Write out the listing below in full and exactly, leaving out every picture.

────────

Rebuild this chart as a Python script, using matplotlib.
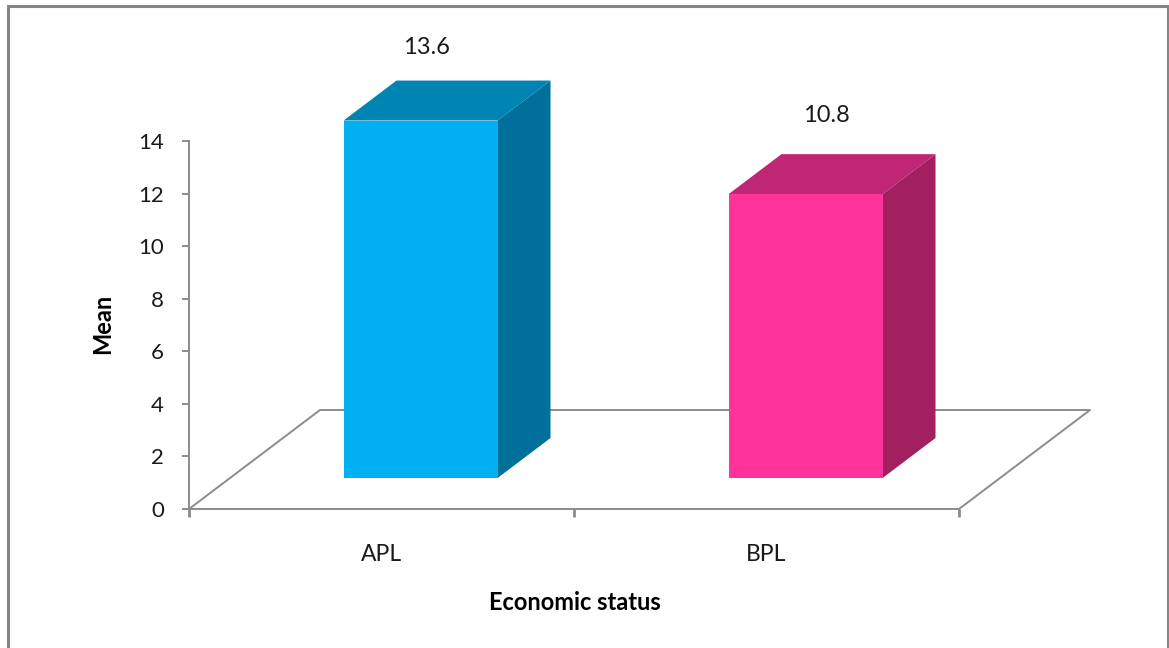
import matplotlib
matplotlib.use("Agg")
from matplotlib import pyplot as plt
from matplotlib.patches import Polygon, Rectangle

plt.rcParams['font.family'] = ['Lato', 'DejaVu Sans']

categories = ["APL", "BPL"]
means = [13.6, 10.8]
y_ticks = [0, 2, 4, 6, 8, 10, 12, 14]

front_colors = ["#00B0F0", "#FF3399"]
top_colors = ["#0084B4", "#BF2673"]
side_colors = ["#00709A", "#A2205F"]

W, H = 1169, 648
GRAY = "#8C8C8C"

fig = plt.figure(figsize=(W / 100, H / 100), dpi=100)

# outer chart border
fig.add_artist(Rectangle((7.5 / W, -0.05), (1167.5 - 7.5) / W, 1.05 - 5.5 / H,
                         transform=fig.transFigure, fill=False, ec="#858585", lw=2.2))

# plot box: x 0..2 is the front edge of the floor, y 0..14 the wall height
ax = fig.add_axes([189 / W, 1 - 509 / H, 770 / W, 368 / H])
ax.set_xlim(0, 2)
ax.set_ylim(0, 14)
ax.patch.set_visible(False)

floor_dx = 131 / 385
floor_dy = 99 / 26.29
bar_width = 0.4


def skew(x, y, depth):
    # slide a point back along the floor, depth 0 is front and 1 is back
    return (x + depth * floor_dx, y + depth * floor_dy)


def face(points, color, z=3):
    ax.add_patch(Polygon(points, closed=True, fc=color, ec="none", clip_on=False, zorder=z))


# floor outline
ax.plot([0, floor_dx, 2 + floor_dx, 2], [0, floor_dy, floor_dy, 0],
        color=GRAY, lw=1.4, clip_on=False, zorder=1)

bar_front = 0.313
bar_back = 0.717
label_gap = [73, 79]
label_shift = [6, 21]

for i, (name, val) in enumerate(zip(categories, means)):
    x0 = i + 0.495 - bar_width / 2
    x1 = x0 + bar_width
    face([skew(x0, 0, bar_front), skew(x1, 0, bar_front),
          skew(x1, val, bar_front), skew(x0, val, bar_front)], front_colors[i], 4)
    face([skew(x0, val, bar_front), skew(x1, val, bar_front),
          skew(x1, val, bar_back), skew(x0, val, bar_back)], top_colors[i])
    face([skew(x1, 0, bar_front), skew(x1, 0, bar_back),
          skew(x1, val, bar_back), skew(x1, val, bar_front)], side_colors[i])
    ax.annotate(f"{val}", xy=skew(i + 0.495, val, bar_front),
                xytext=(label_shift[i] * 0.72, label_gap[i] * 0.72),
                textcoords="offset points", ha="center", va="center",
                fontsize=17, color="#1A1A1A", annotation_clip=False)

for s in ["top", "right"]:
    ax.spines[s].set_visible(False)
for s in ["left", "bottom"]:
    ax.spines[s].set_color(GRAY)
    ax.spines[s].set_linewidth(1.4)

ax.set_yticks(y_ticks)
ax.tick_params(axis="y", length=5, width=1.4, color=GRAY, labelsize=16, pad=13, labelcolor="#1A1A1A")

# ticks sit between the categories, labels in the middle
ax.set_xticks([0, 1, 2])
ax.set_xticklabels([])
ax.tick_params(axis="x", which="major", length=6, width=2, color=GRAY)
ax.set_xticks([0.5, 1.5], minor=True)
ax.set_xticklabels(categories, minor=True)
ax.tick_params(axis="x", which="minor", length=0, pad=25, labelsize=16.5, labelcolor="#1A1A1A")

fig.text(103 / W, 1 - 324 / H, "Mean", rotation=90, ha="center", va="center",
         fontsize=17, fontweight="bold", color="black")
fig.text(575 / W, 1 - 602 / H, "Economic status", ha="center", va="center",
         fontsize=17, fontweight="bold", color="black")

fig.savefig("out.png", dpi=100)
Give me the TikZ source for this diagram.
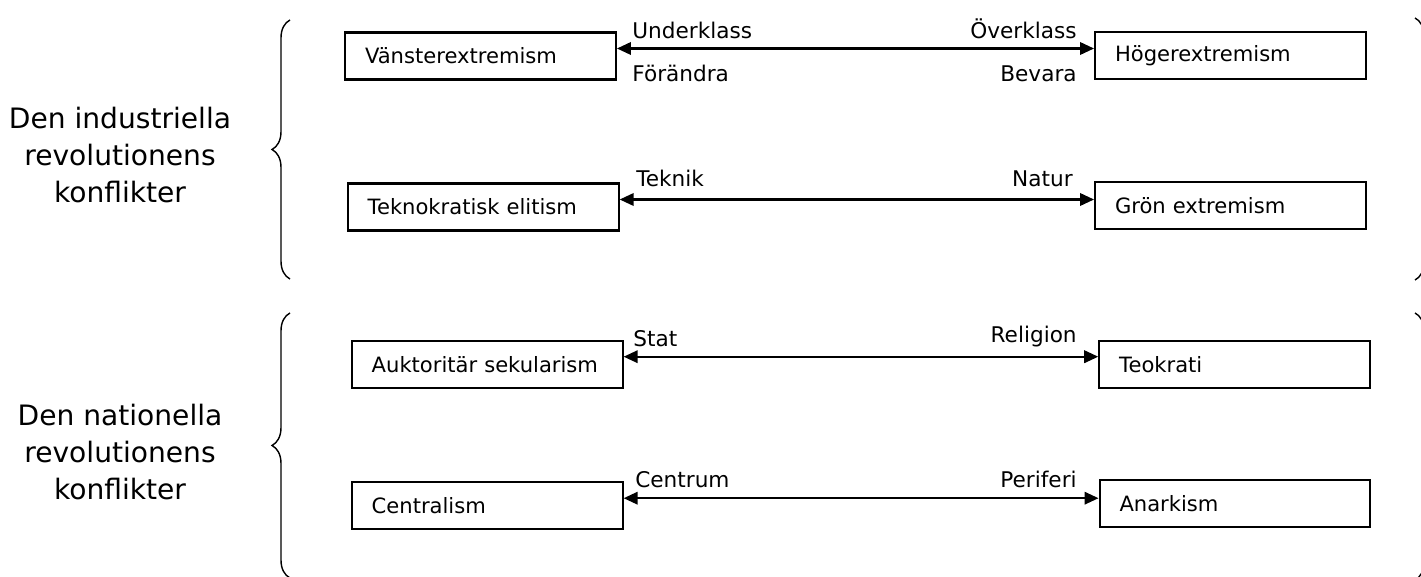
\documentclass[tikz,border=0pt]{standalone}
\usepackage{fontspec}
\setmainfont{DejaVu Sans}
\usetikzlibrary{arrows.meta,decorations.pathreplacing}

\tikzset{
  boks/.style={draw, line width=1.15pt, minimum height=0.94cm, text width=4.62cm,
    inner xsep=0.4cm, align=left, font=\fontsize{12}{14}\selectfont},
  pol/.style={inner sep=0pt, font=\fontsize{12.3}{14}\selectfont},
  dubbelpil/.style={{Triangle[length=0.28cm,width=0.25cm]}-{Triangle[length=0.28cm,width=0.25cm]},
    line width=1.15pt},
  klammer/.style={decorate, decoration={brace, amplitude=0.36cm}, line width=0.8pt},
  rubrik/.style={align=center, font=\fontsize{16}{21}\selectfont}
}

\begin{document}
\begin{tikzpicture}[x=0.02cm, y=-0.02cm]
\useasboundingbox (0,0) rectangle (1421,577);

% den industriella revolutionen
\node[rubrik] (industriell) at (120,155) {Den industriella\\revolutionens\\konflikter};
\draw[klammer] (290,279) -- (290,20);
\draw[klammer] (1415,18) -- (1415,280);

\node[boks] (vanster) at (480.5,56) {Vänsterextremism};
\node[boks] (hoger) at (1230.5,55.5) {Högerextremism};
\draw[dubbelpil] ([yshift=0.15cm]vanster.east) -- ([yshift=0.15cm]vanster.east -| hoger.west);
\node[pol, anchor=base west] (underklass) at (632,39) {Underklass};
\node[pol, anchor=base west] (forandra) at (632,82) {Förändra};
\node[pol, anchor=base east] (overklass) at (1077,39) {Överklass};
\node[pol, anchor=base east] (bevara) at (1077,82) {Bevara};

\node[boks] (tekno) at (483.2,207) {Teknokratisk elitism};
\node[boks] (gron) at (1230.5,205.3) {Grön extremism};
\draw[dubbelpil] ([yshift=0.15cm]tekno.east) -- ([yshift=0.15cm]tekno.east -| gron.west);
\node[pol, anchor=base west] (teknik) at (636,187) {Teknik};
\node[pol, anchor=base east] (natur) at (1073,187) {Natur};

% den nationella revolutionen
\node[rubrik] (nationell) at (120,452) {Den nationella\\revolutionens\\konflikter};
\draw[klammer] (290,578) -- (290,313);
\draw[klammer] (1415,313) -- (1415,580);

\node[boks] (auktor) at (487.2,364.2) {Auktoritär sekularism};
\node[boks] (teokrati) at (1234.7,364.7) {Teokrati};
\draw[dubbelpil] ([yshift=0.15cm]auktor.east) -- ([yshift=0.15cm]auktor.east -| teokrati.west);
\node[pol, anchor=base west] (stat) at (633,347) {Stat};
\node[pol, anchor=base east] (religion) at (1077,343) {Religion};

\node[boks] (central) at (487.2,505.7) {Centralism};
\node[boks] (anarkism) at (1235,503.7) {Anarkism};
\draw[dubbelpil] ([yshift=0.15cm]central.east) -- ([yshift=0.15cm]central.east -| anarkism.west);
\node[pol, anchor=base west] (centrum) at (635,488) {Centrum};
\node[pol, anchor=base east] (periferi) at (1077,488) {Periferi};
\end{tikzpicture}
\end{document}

────────

> [Complete answer]:
Rebuild this chart as a Python script, using matplotlib.
import matplotlib
matplotlib.use("Agg")
from matplotlib import pyplot as plt
from matplotlib.patches import Polygon, Rectangle

plt.rcParams['font.family'] = ['Lato', 'DejaVu Sans']

categories = ["APL", "BPL"]
means = [13.6, 10.8]
y_ticks = [0, 2, 4, 6, 8, 10, 12, 14]

front_colors = ["#00B0F0", "#FF3399"]
top_colors = ["#0084B4", "#BF2673"]
side_colors = ["#00709A", "#A2205F"]

W, H = 1169, 648
GRAY = "#8C8C8C"

fig = plt.figure(figsize=(W / 100, H / 100), dpi=100)

# outer chart border
fig.add_artist(Rectangle((7.5 / W, -0.05), (1167.5 - 7.5) / W, 1.05 - 5.5 / H,
                         transform=fig.transFigure, fill=False, ec="#858585", lw=2.2))

# plot box: x 0..2 is the front edge of the floor, y 0..14 the wall height
ax = fig.add_axes([189 / W, 1 - 509 / H, 770 / W, 368 / H])
ax.set_xlim(0, 2)
ax.set_ylim(0, 14)
ax.patch.set_visible(False)

floor_dx = 131 / 385
floor_dy = 99 / 26.29
bar_width = 0.4


def skew(x, y, depth):
    # slide a point back along the floor, depth 0 is front and 1 is back
    return (x + depth * floor_dx, y + depth * floor_dy)


def face(points, color, z=3):
    ax.add_patch(Polygon(points, closed=True, fc=color, ec="none", clip_on=False, zorder=z))


# floor outline
ax.plot([0, floor_dx, 2 + floor_dx, 2], [0, floor_dy, floor_dy, 0],
        color=GRAY, lw=1.4, clip_on=False, zorder=1)

bar_front = 0.313
bar_back = 0.717
label_gap = [73, 79]
label_shift = [6, 21]

for i, (name, val) in enumerate(zip(categories, means)):
    x0 = i + 0.495 - bar_width / 2
    x1 = x0 + bar_width
    face([skew(x0, 0, bar_front), skew(x1, 0, bar_front),
          skew(x1, val, bar_front), skew(x0, val, bar_front)], front_colors[i], 4)
    face([skew(x0, val, bar_front), skew(x1, val, bar_front),
          skew(x1, val, bar_back), skew(x0, val, bar_back)], top_colors[i])
    face([skew(x1, 0, bar_front), skew(x1, 0, bar_back),
          skew(x1, val, bar_back), skew(x1, val, bar_front)], side_colors[i])
    ax.annotate(f"{val}", xy=skew(i + 0.495, val, bar_front),
                xytext=(label_shift[i] * 0.72, label_gap[i] * 0.72),
                textcoords="offset points", ha="center", va="center",
                fontsize=17, color="#1A1A1A", annotation_clip=False)

for s in ["top", "right"]:
    ax.spines[s].set_visible(False)
for s in ["left", "bottom"]:
    ax.spines[s].set_color(GRAY)
    ax.spines[s].set_linewidth(1.4)

ax.set_yticks(y_ticks)
ax.tick_params(axis="y", length=5, width=1.4, color=GRAY, labelsize=16, pad=13, labelcolor="#1A1A1A")

# ticks sit between the categories, labels in the middle
ax.set_xticks([0, 1, 2])
ax.set_xticklabels([])
ax.tick_params(axis="x", which="major", length=6, width=2, color=GRAY)
ax.set_xticks([0.5, 1.5], minor=True)
ax.set_xticklabels(categories, minor=True)
ax.tick_params(axis="x", which="minor", length=0, pad=25, labelsize=16.5, labelcolor="#1A1A1A")

fig.text(103 / W, 1 - 324 / H, "Mean", rotation=90, ha="center", va="center",
         fontsize=17, fontweight="bold", color="black")
fig.text(575 / W, 1 - 602 / H, "Economic status", ha="center", va="center",
         fontsize=17, fontweight="bold", color="black")

fig.savefig("out.png", dpi=100)
Give me the TikZ source for this diagram.
\documentclass[tikz,border=0pt]{standalone}
\usepackage{fontspec}
\setmainfont{DejaVu Sans}
\usetikzlibrary{arrows.meta,decorations.pathreplacing}

\tikzset{
  boks/.style={draw, line width=1.15pt, minimum height=0.94cm, text width=4.62cm,
    inner xsep=0.4cm, align=left, font=\fontsize{12}{14}\selectfont},
  pol/.style={inner sep=0pt, font=\fontsize{12.3}{14}\selectfont},
  dubbelpil/.style={{Triangle[length=0.28cm,width=0.25cm]}-{Triangle[length=0.28cm,width=0.25cm]},
    line width=1.15pt},
  klammer/.style={decorate, decoration={brace, amplitude=0.36cm}, line width=0.8pt},
  rubrik/.style={align=center, font=\fontsize{16}{21}\selectfont}
}

\begin{document}
\begin{tikzpicture}[x=0.02cm, y=-0.02cm]
\useasboundingbox (0,0) rectangle (1421,577);

% den industriella revolutionen
\node[rubrik] (industriell) at (120,155) {Den industriella\\revolutionens\\konflikter};
\draw[klammer] (290,279) -- (290,20);
\draw[klammer] (1415,18) -- (1415,280);

\node[boks] (vanster) at (480.5,56) {Vänsterextremism};
\node[boks] (hoger) at (1230.5,55.5) {Högerextremism};
\draw[dubbelpil] ([yshift=0.15cm]vanster.east) -- ([yshift=0.15cm]vanster.east -| hoger.west);
\node[pol, anchor=base west] (underklass) at (632,39) {Underklass};
\node[pol, anchor=base west] (forandra) at (632,82) {Förändra};
\node[pol, anchor=base east] (overklass) at (1077,39) {Överklass};
\node[pol, anchor=base east] (bevara) at (1077,82) {Bevara};

\node[boks] (tekno) at (483.2,207) {Teknokratisk elitism};
\node[boks] (gron) at (1230.5,205.3) {Grön extremism};
\draw[dubbelpil] ([yshift=0.15cm]tekno.east) -- ([yshift=0.15cm]tekno.east -| gron.west);
\node[pol, anchor=base west] (teknik) at (636,187) {Teknik};
\node[pol, anchor=base east] (natur) at (1073,187) {Natur};

% den nationella revolutionen
\node[rubrik] (nationell) at (120,452) {Den nationella\\revolutionens\\konflikter};
\draw[klammer] (290,578) -- (290,313);
\draw[klammer] (1415,313) -- (1415,580);

\node[boks] (auktor) at (487.2,364.2) {Auktoritär sekularism};
\node[boks] (teokrati) at (1234.7,364.7) {Teokrati};
\draw[dubbelpil] ([yshift=0.15cm]auktor.east) -- ([yshift=0.15cm]auktor.east -| teokrati.west);
\node[pol, anchor=base west] (stat) at (633,347) {Stat};
\node[pol, anchor=base east] (religion) at (1077,343) {Religion};

\node[boks] (central) at (487.2,505.7) {Centralism};
\node[boks] (anarkism) at (1235,503.7) {Anarkism};
\draw[dubbelpil] ([yshift=0.15cm]central.east) -- ([yshift=0.15cm]central.east -| anarkism.west);
\node[pol, anchor=base west] (centrum) at (635,488) {Centrum};
\node[pol, anchor=base east] (periferi) at (1077,488) {Periferi};
\end{tikzpicture}
\end{document}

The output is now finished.